Le 22 mai 2014, Transport Canada a organisé une rencontre de « consultation » d’à peine six heures sur la modification réglementaire proposée. Durant la rencontre, l’inspecteur de Transport Canada, Christopher Dann, a reconnu que le niveau de sûreté offert par le ratio de 1/50 ne sera jamais équivalent à celui offert par le ratio de 1/40. Transport Canada a aussi admis que la nouvelle réglementation proposée n’a jamais été soumise à une évaluation des risques.

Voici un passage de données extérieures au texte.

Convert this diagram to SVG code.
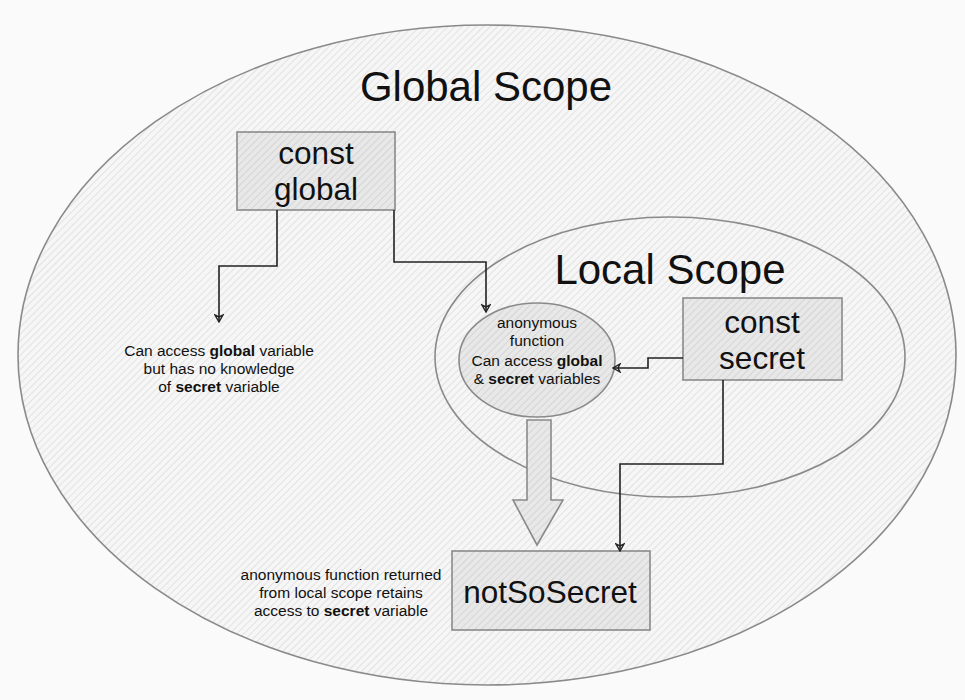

Par le passé, la Chambre des communes a indiqué que tout changement à la règle actuelle de 1/40 devrait faire l’objet d’un examen et de discussions approfondis. Les députés ont affirmé, à plusieurs reprises, qu’on ne doit pas contourner cette règle par voie de dérogation et que toute demande de modification à cette règle doit être soumise au Comité permanent des transports. Nous sommes tout à fait d’accord avec ce point de vue.

En 2004, en s’adressant au Comité permanent des transports, la députée conservatrice Lynne Yelich a judicieusement déclaré que cette question en est une de sécurité publique :

« Pour moi, c’est véritablement une question de sécurité. Il y a tant de choses qui se passent de nos jours, et tout cela est dû aux attentats du 11 septembre, et c’est pour cela que nous essayons d’imposer des mesures de sécurité rigoureuses au sol, avant l’embarquement. Mais à mon avis, c’est dans l’avion qu’il faut faire en sorte que le personnel soit suffisant pour pouvoir intervenir en cas d’incidents, comme la rage de l’air, par exemple, comme ce passager qui avait une bombe dans sa chaussure, ou encore lorsqu’un passager a un gros problème de santé. Il y a tant de choses qui peuvent se passer. » (Nous soulignons.)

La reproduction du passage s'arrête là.